Browns Football

RG3 Out, Osweiler In (kinda), Browns Playing 52 Pick-Up

Interesting offseason so far which kinda resembles the Browns just tossing a deck of cards into the air and seeing what they pick up off the floor. Don’t hate all the moves, don’t like all the moves (keep TP Sr. assholes). But, a lot of people praising the Browns lately for what they just did with Brock Osweiler – an NBA style trade where you get a guy and trade him before he even plays a game simply because you can afford it.

This certainly is new to the NFL so I understand why this is getting a lot of attention, what I don’t understand is why it is getting a lot of praise. This isn’t Belichick’s sorcery, this is a geek in a baseball uniform trying to run the most pathetic football franchise in the history of the world. I’m not saying it can’t work it out, and by god do I hope the Browns trade Osweiler, but am I the only one who realizes that it is entirely possible that trade does not happen? Because let me tell you folks, Brock Osweiler is a very tall, very expensive, ball thrower.

I have a 6’8″ friend that can catch a snap and throw a football, that doesn’t mean he belongs in the NFL and it certainly doesn’t mean he deserves $16 million a year. What is the difference between Brock Osweiler and my tall friend? Surprisingly not much other than the fact that my friend has gotten kinda fat since college. But they actually even kind of look alike. Ok, so what’s the point? Point is if my friend lost 50 pounds and threw on a Browns jersey this August, you may not be able to tell the difference between the overgrown idiot who basically throws out of the windup and my friend who sells slot machines for a living.  Sadly, that could be our reality come training camp, the Brocketship taking snaps and hoping the breeze coming off Lake Erie doesn’t knock him over before every defensive lineman not lined up over Joe Thomas gathers at his kidneys for their Sunday get together. Yes, I understand we could just release him, but what’s the fun in that?

So yeah, let’s pray there is actually a team out there that wants this guy, which, oh by the way, one of those teams, the New York Jets, just signed our old friend Josh “I don’t get paid $16mil a year to be incredibly mediocre but at least I’m not a huge pussy” McCown.
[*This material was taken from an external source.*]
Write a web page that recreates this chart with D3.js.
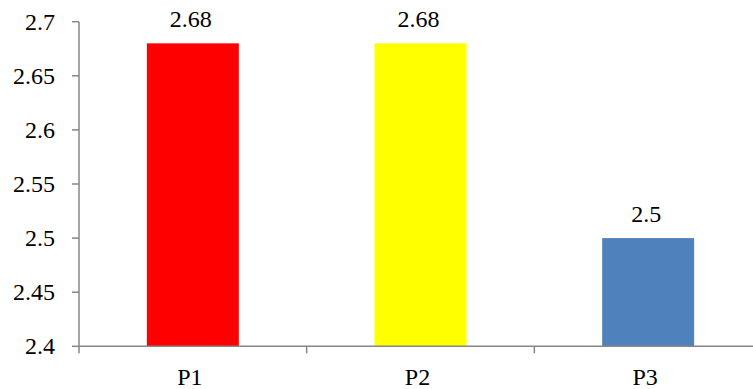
<!DOCTYPE html>
<html><head><meta charset="utf-8">
<script src="https://cdn.jsdelivr.net/npm/d3@7"></script>
<style>body{margin:0;background:#fff}svg{display:block}text{font-family:"Liberation Serif","Times New Roman",Times,serif;font-size:24px}</style>
</head><body>
<svg id="c" width="753" height="389"></svg>
<script>
const categories = ["P1", "P2", "P3"];
const values = [2.68, 2.68, 2.5];
const labels = ["2.68", "2.68", "2.5"];
const colors = ["#FF0000", "#FFFF00", "#4F81BD"];
const yTicks = [2.4, 2.45, 2.5, 2.55, 2.6, 2.65, 2.7];
const yTickLabels = ["2.4", "2.45", "2.5", "2.55", "2.6", "2.65", "2.7"];

const svg = d3.select("#c");
const plotLeft = 79, plotRight = 762, plotTop = 21.7, plotBottom = 346.3;
const axisColor = "#868686";

const x = d3.scaleBand().domain(categories).range([plotLeft, plotRight]).padding(0);
const y = d3.scaleLinear().domain([2.4, 2.7]).range([plotBottom, plotTop]);
const bw = x.bandwidth() * 0.404;

// bars
svg.selectAll("rect.bar").data(categories).enter().append("rect")
  .attr("x", (d) => x(d) + x.bandwidth() / 2 - bw / 2)
  .attr("y", (d, i) => y(values[i]))
  .attr("width", bw)
  .attr("height", (d, i) => y(2.4) - y(values[i]))
  .attr("fill", (d, i) => colors[i]);

// value labels
svg.selectAll("text.val").data(categories).enter().append("text")
  .attr("x", (d) => x(d) + x.bandwidth() / 2 - 2)
  .attr("y", (d, i) => y(values[i]) - 16)
  .attr("text-anchor", "middle")
  .attr("fill", "#000")
  .text((d, i) => labels[i]);

// y axis
const yAxis = svg.append("g");
yAxis.append("line").attr("x1", plotLeft).attr("x2", plotLeft).attr("y1", plotTop).attr("y2", plotBottom)
  .attr("stroke", axisColor).attr("stroke-width", 1.5);
yTicks.forEach((t, i) => {
  yAxis.append("line").attr("x1", plotLeft - 7).attr("x2", plotLeft).attr("y1", y(t)).attr("y2", y(t))
    .attr("stroke", axisColor).attr("stroke-width", 1.5);
  yAxis.append("text").attr("x", 55).attr("y", y(t)).attr("dy", "0.33em")
    .attr("text-anchor", "end")
    .attr("fill", "#000")
    .text(yTickLabels[i]);
});

// x axis
const xAxis = svg.append("g");
xAxis.append("line").attr("x1", plotLeft).attr("x2", 753).attr("y1", plotBottom).attr("y2", plotBottom)
  .attr("stroke", axisColor).attr("stroke-width", 1.5);
const bounds = categories.map((c) => x(c)).concat([x(categories[categories.length - 1]) + x.bandwidth()]);
bounds.forEach((b) => {
  xAxis.append("line").attr("x1", b).attr("x2", b).attr("y1", plotBottom).attr("y2", plotBottom + 7)
    .attr("stroke", axisColor).attr("stroke-width", 1.5);
});
categories.forEach((c) => {
  xAxis.append("text").attr("x", x(c) + x.bandwidth() / 2 - 3).attr("y", 385)
    .attr("text-anchor", "middle")
    .attr("fill", "#000")
    .text(c);
});
</script>
</body></html>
So cross them off the list and that leaves….. San Francisco? Maybe? And that’s only because they literally have 0 QB’s and I’m willing to bet they’d rather sign up for the Vince Young comeback tour than the “too tall to throw a touchdown show.”

Finally, we will end with something positive. RG3 is out and can go back to selling sandwiches for people with no self respect!

I am beyond happy that slippery sandwich slinger won’t be running for his life every 14th game for us anymore. Not because he was a shitty QB who couldn’t stay healthy, that wasn’t the issue, but simply because of how unbearable his social media was. Let’s take a look at some of his best shall we?

OOOOHHH it’s Mr. 14 year-old girl!!

Who Robert? Who doesn’t want to see you happy? We don’t care if you’re happy we just wanted to see you slide, once.

“AWW!! What a sweetheart” – RG3’s ex-wife, probably.

Thanks for the post-election commentary Rob, the whole nation was on the edge of their seat waiting for this one.

And there it is, the nail in the coffin. Any support I had for RGIII died when he posted that shortly after the Super Bowl. Brady is busy molesting the NFL and RG3 is busy playing tummy sticks with his girlfriend. That’s it, I’m done, he’s out, thank god.